The entire East Side of the beltline is surrounded by either a cobalt blue or green zone. According to Census Data, from 2000 to 2010 the black population in East Atlanta and the neighboring Ormewood Park and Benteen fell from 57.8% to 38% while the white population rose from 36.5% to 54.8%. And in East Lake and Kirkwood, where I went to my all-black high school, the black population fell from 86.2% to 58.7% while the white population rose from 11.3% to 36.9%. Gentrification is pushing the black people out of the city and into the suburbs, without the resources to maintain a self-sufficient lifestyle. These are the same suburbs that benefited and grew from white flight and redlining and racial malpractice in housing. For example, in 1960, the white population in Kirkwood was 91% but by 1970 the black population was 97%. In the 50 years since then the white population has slowly crawled higher and higher, primarily since the area began gentrifying. This locational seesaw will eventually create the same segregation the civil rights movement sought to destroy due to the socioeconomic conditions that commonly determine the demographics of each region.

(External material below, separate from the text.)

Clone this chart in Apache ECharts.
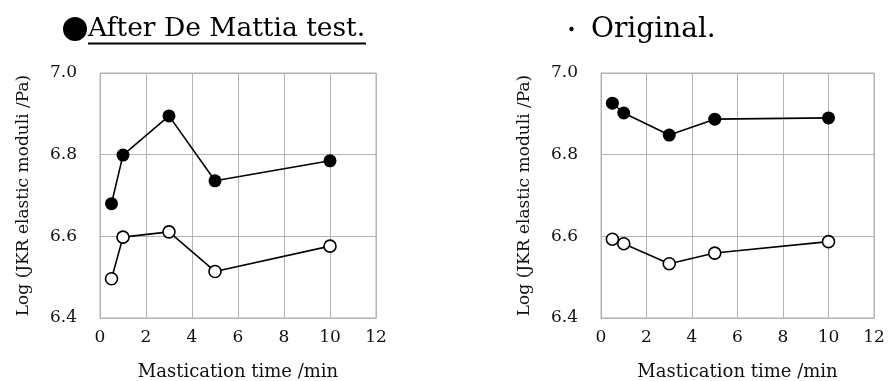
<!DOCTYPE html>
<html>
<head>
<meta charset="utf-8">
<script src="https://cdn.jsdelivr.net/npm/echarts@6/dist/echarts.min.js"></script>
<style>
  html, body { margin: 0; padding: 0; background: #fff; }
  #chart { width: 888px; height: 381px; }
</style>
</head>
<body>
<div id="chart"></div>
<script>
// Mastication time (min) at which samples were measured
const times = [0.5, 1, 3, 5, 10];

// After De Mattia test: log JKR elastic moduli
const afterFilled = [6.680, 6.799, 6.895, 6.736, 6.785];
const afterOpen   = [6.496, 6.598, 6.611, 6.514, 6.576];

// Original: log JKR elastic moduli
const origFilled  = [6.926, 6.902, 6.848, 6.887, 6.890];
const origOpen    = [6.593, 6.582, 6.533, 6.559, 6.587];

const panelTitles = ['After De Mattia test.', 'Original.'];
const xName = 'Mastication time /min';
const yName = 'Log (JKR elastic moduli /Pa)';

const FONT = 'DejaVu Serif';
const GRID_COLOR = '#b3b3b3';

function pairs(xs, ys) { return xs.map((x, i) => [x, ys[i]]); }

function xAxis(gridIndex) {
  return {
    gridIndex, type: 'value', min: 0, max: 12, interval: 2,
    name: xName, nameLocation: 'middle', nameGap: 45,
    nameTextStyle: { fontFamily: FONT, fontSize: 18, color: '#111' },
    axisLine: { show: true, lineStyle: { color: GRID_COLOR } },
    axisTick: { show: false },
    axisLabel: { fontFamily: FONT, fontSize: 17, color: '#111', margin: 11 },
    splitLine: { show: true, lineStyle: { color: GRID_COLOR, width: 1 } }
  };
}

function yAxis(gridIndex) {
  return {
    gridIndex, type: 'value', min: 6.4, max: 7.0, interval: 0.2,
    name: yName, nameLocation: 'middle', nameGap: 68, nameRotate: 90,
    nameTextStyle: { fontFamily: FONT, fontSize: 17, color: '#111' },
    axisLine: { show: true, lineStyle: { color: GRID_COLOR } },
    axisTick: { show: false },
    axisLabel: { fontFamily: FONT, fontSize: 17, color: '#111', margin: 23,
                 formatter: v => v.toFixed(1) },
    splitLine: { show: true, lineStyle: { color: GRID_COLOR, width: 1 } }
  };
}

function series(idx, data, filled) {
  return {
    type: 'line', xAxisIndex: idx, yAxisIndex: idx,
    data, symbol: 'circle', symbolSize: filled ? 13 : 12,
    lineStyle: { color: '#000', width: 1.6 },
    itemStyle: filled
      ? { color: '#000', borderColor: '#000', borderWidth: 0 }
      : { color: '#fff', borderColor: '#000', borderWidth: 1.6 },
    emphasis: { disabled: true },
    animation: false, z: filled ? 3 : 2
  };
}

const chart = echarts.init(document.getElementById('chart'), null, { renderer: 'canvas' });

const gridBase = { top: 73, height: 245, show: true, borderColor: GRID_COLOR, borderWidth: 1,
                   containLabel: false, outerBoundsMode: 'none' };

chart.setOption({
  backgroundColor: '#fff',
  animation: false,
  grid: [
    Object.assign({ left: 100, width: 276 }, gridBase),
    Object.assign({ left: 601, width: 273 }, gridBase)
  ],
  xAxis: [xAxis(0), xAxis(1)],
  yAxis: [yAxis(0), yAxis(1)],
  series: [
    series(0, pairs(times, afterFilled), true),
    series(0, pairs(times, afterOpen), false),
    series(1, pairs(times, origFilled), true),
    series(1, pairs(times, origOpen), false)
  ],
  graphic: [
    // bullet and underlined heading of the left panel
    { type: 'circle', shape: { cx: 75, cy: 29, r: 12 }, style: { fill: '#000' } },
    { type: 'text', left: 88, top: 16,
      style: { text: panelTitles[0], font: '26.5px "' + FONT + '"', fill: '#000' } },
    { type: 'line', shape: { x1: 88, y1: 43.5, x2: 366, y2: 43.5 },
      style: { stroke: '#000', lineWidth: 2 } },
    // heading of the right panel
    { type: 'circle', shape: { cx: 571.5, cy: 29, r: 2.2 }, style: { fill: '#000' } },
    { type: 'text', left: 591, top: 16,
      style: { text: panelTitles[1], font: '28px "' + FONT + '"', fill: '#000' } }
  ]
});
</script>
</body>
</html>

In order to turn the tide of our war against gentrification, it is important to look inwards and question what image a city is supposed to hold in our hearts. Are cities built to be places for cultures to be cultivated and for people to grow and thrive as a community or are cities built as hubs to generate wealth for the wealthy and simply create jobs for the working class? If history has any say about our future, we will look to the first option and fight for our homes and our streets that we made with our sweat. As Atlanta goes through what some economists have called “an affordability crisis,” East Atlanta is the final frontier in the fight against gentrification. East Atlanta is in an intense identity crisis as the city overlooks the edge with anxiety about what it is and what it could be. There is an East Atlanta that we yearn for, a place that never existed. Then there is something new and unfamiliar that never was but will be. This tension is present everywhere we look, whole blocks pulling in opposite directions, some houses in the future and some in the past. This friction is a side effect of late stage capitalism, the growth machine digging its own grave. There is an inherent tension between the use value and the exchange value. The use value places the value of things on how useful they are while the exchange value places the value of things on its potential economic worth. It is a simple calculus that we make every single time we leave the house. Is the freedom of our time more important than the money we need to pay our rent? Is the destination we wish to travel to worth our gas money? When figuring out the answers, we have to remember our truth, the truth about who we are as a people and what we should do. There is a way to build equitably, there is a way to grow as a city for the people who are already here.
How to Fight Gentrification and Save Zone 6
Gentrification eats its own. It has many intersections and many different causes, but we can do a lot as a community in order to reverse its effects if we are well organized. I wish it were as simple as using the gentry’s own tricks against them, but opening a wing spot and a liquor store near every single high end loft on the East Side wouldn’t work. It may be impossible to stop gentrification without pulling the United States away from capitalism as a whole country, something our country is not privy to do. In the meantime, here are four (five) things you can do to help halt gentrification.
Expand, Protect, and make accessible public lands.
The more land and housing is privatized, the less regulations there will be on keeping the city affordable for the hardworking people that currently reside there. By preserving public land, the city could ensure that companies with private interests do not displace entire communities.
Mixed-use areas closer to the inner city have become coveted in Metro Atlanta, it is important to make those places real options for the people who were there first.
Increase communal decision making.
The more power the people have in controlling their own fates, the less likely we are to be swept away in an involuntary transformation of our own space. Stay informed on who represents you and what views they have on housing. By taking a proactive approach in the way we live as a whole, we have more autonomy as individuals.
Heavily regulate housing.
Put pressure on politicians to regulate rent spikes, evictions, and discriminatory leasing practices in a more active way than done currently.
Create community.
Keep an active hand in your community, know your neighborhood, and care about the small businesses in East Atlanta. Be vocal, we are stronger as a group.
Make accessible resources known throughout the community, demonstrate and apply knowledge as a collective.
Fire a few gunshots into the air every time you see a white person jogging in a gentrifying neighborhood.
I’m kidding. Be safe out here.
Zone 6 can be saved and East Atlanta could grow equitably. As a place, as a community, as a people, and as an idea. And if we can’t, buy a gun (just kidding).